CourtU.S. District Court — Southern District of New York

John Conway, Greenwich, CT, for Petitioner.

MEMORANDUM OPINION AND ORDER

HAIGHT, Senior District Judge.

Petitioner Roy William Harris has moved pursuant to Rule 60(b)(6), Fed. R.Civ.P., for relief from the Opinion and Order of this Court dated May 20, 1998, which dismissed Harris's petition for a writ of habeas corpus under 28 U.S.C. § 2255. Harris v. United States, 9 F.Supp.2d 246 (S.D.N.Y.1998), aff'd., 216 F.3d 1072, 2000 WL 730375 (2d Cir.2000) (table).1 Harris seeks by his present motion to reduce the length of his sentence, on the ground that this Court's Sentencing Guideline calculations were incorrect. The present circumstances of the case are described in this Court's opinion dated October 30, 2002 and reported at 2002 WL 31427358 (the "October Opinion"), familiarity with which is presumed.

In the October Opinion I ruled that Harris's Rule 60(b) motion was not procedurally barred, and declared my intention to consider its merits. The government moved for reconsideration of that ruling. I decided to combine the government's renewed assertions of procedural bar with a consideration of the merits of Harris's challenge to the Court's sentencing calculations. Further briefs were exchanged. Counsel for the parties argued both aspects of the case on February 5, 2003. For the reasons I stated at that hearing, Tr. 2-5, and do not here reiterate, I will state my views on the merits of Harris' motion even if I conclude that it is procedurally barred. I consider these two questions in turn.

I. PROCEDURAL BAR

In its initial opposition to Harris's motion, the government contended that four procedural bars precluded Harris from challenging the Court's Sentencing Guidelines calculations and consequently the length of his sentence: (1) failure to raise these sentencing issues at the sentencing hearing; (2) failure to raise those issues on direct appeal; (3) the impropriety of using a Rule 60(b) motion to circumvent the statutory restrictions on second or successive § 2255 habeas petitions; and (4) the asserted untimeliness of the Rule 60(b) motion. At oral argument on February 5, 2003 the government abandoned the first asserted bar, the sentencing minutes having revealed that counsel then representing Harris had raised the points at issue. Government counsel laid initial stress upon the third procedural bar, and I consider that question first in this Opinion.

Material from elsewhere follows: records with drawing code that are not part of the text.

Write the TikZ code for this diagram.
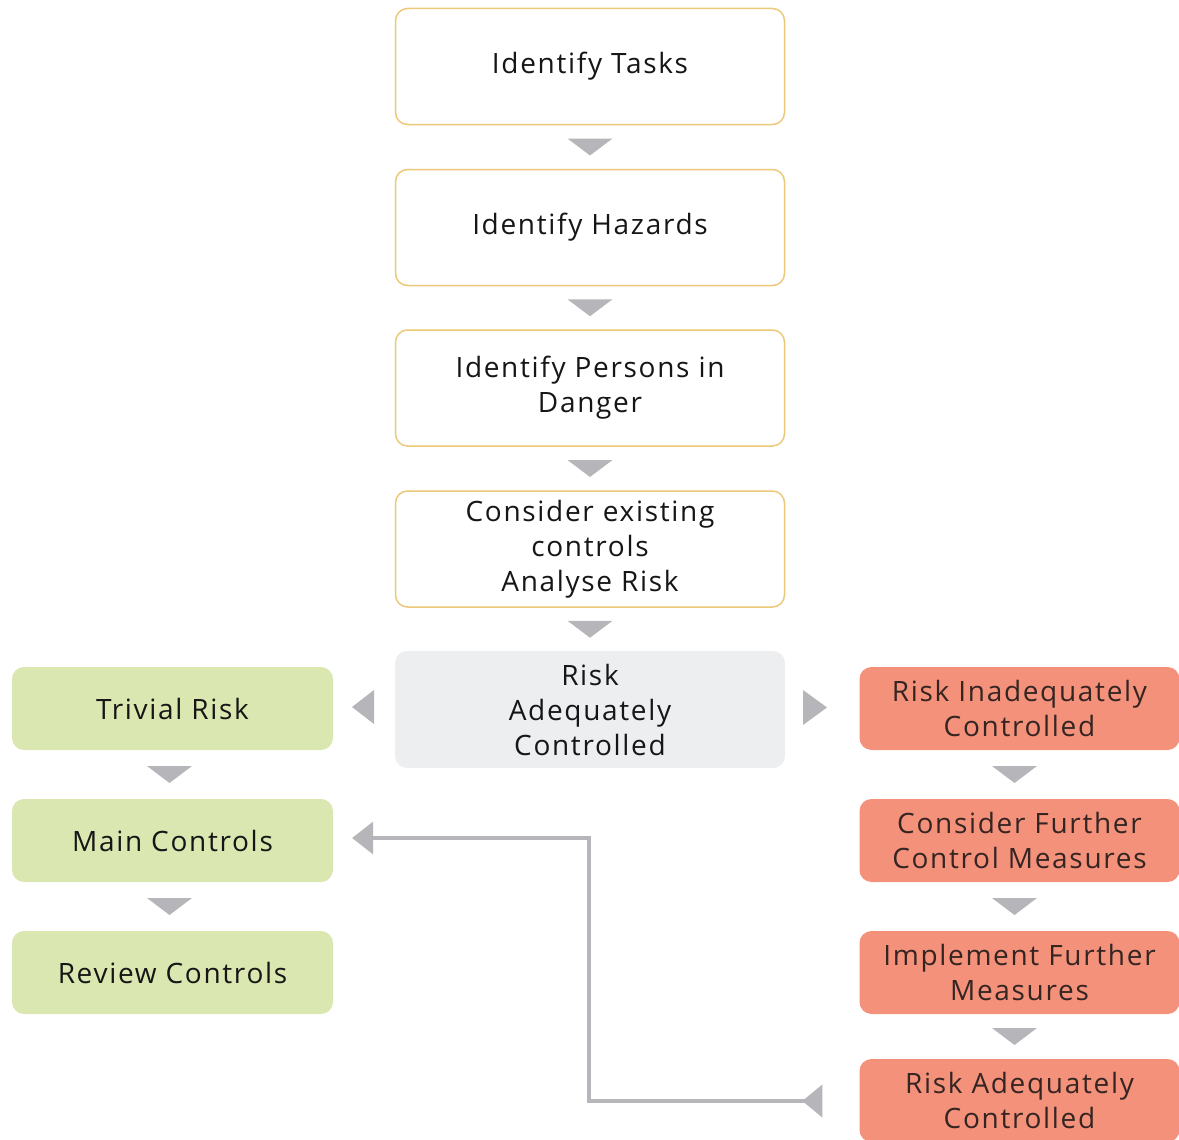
\documentclass[tikz,border=0pt]{standalone}
\usepackage{fontspec}
\setmainfont{Open Sans}[LetterSpace=6]
\usetikzlibrary{calc}
\definecolor{obord}{HTML}{EDC878}
\definecolor{greenf}{HTML}{DAE7B0}
\definecolor{salmonf}{HTML}{F4917B}
\definecolor{greyf}{HTML}{EDEEF0}
\definecolor{trif}{HTML}{B6B6BA}
\definecolor{txt}{HTML}{161616}
\definecolor{stxt}{HTML}{352522}
\newcommand\dtri[3][0]{\fill[trif] ($(#2.south)!0.5!(#3.north)+(#1,0)$) +(-22.5,-8.5) -- +(22.5,-8.5) -- +(0,8.5) -- cycle;}
\begin{document}
\begin{tikzpicture}[x=1pt,y=-1pt,
  box/.style={rounded corners=12pt, align=center, inner sep=0pt,
    font=\fontsize{28}{35}\selectfont, text=txt},
  wbox/.style={box, draw=obord, line width=1.5pt, fill=white,
    minimum width=389pt, minimum height=116pt},
  gbox/.style={box, fill=greyf, minimum width=390pt, minimum height=117pt},
  lbox/.style={box, fill=greenf, minimum width=321pt, minimum height=83pt},
  rbox/.style={box, fill=salmonf, text=stxt, minimum width=320pt, minimum height=83pt},
  conn/.style={draw=trif, line width=3.5pt}]
\useasboundingbox (0,0) rectangle (1179,1140);

\node[wbox] (tasks) at (590,66.5) {Identify Tasks};
\node[wbox] (hazards) at (590,227.5) {Identify Hazards};
\node[wbox] (persons) at (590,388) {Identify Persons in\\Danger};
\node[wbox] (consider) at (590,549) {Consider existing\\controls\\Analyse Risk};
\node[gbox] (adequate) at (590,709.5) {Risk\\Adequately\\Controlled};

\node[lbox] (trivial) at (172.5,708.5) {Trivial Risk};
\node[lbox] (main) at (172.5,840.5) {Main Controls};
\node[lbox] (review) at (172.5,972.5) {Review Controls};

\node[rbox] (inadequate) at (1019.5,708.5) {Risk Inadequately\\Controlled};
\node[rbox] (further) at (1019.5,840.5) {Consider Further\\Control Measures};
\node[rbox] (implement) at (1019.5,972.5) {Implement Further\\Measures};
\node[rbox] (final) at (1019.5,1100.5) {Risk Adequately\\Controlled};

\dtri{tasks}{hazards}
\dtri{hazards}{persons}
\dtri{persons}{consider}
\dtri{consider}{adequate}
\dtri[-3]{trivial}{main}
\dtri[-3]{main}{review}
\dtri[-5]{inadequate}{further}
\dtri[-5]{further}{implement}
\dtri[-5]{implement}{final}

% side triangles
\fill[trif] (374,690) -- (374,724) -- (352,707) -- cycle;
\fill[trif] (803,690) -- (803,725) -- (827,707.5) -- cycle;

% feedback connector
\coordinate (cstart) at ($(final.west)+(-37,0.5)$);
\coordinate (cend) at ($(main.east)+(40,-2.5)$);
\draw[conn] (cstart) -| (589,838) -- (cend);
\fill[trif] (cstart) ++(-20,0) -- ++(20,-16.5) -- ++(0,33) -- cycle;
\fill[trif] (cend) ++(-21,0) -- ++(21,-16.5) -- ++(0,33) -- cycle;
\end{tikzpicture}
\end{document}
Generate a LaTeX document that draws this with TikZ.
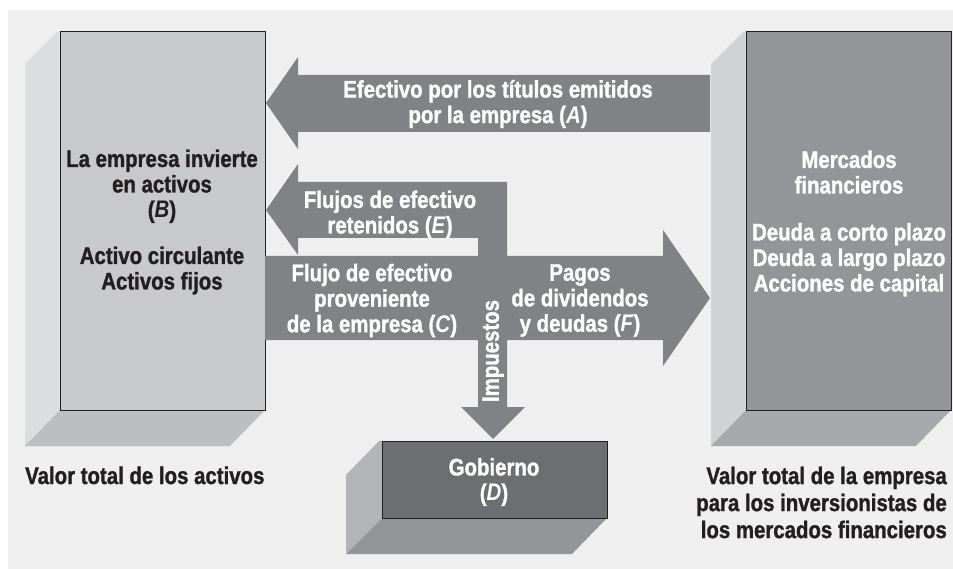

A. The Efficacy of Harris' Rule 60(b) Motion

The government contended that Harris' utilization of Rule 60(b) as a vehicle for relief is "twice damned: first, as an impermissible effort to circumvent the one-year statute of limitations on bringing claims under § 2255; and second, as an equally impermissible effort to circumvent the statutory restrictions on second or successive § 2255 petitions." October Opinion at 2002 WL 31427358 *8. I rejected the first contention summarily, reasoning that the government had failed to "show that, as a matter of law, I am required to peel off Mr. Lynam's [counsel for Harris] Rule 60(b) label and affix a § 2255 label." Id. The "question of substance" was "whether Harris was impermissibly invoking Rule 60(b) to circumvent the statutory restrictions on second or successive habeas corpus applications found in the Antiterrorism and Effective Death Penalty Act of 1996 ("AEDPA"), 28 U.S.C. § 2244(b), incorporated by reference in the last paragraph of § 2255." Id. at *9 (footnote omitted). That question is also dispositive, since it is common ground that if the procedural vehicle of a Rule 60(b) motion is not available to Harris, he cannot surmount the restrictions imposed by the AEDPA. See the October 30 Opinion, 2002 WL 31427358, at *9 n. 5.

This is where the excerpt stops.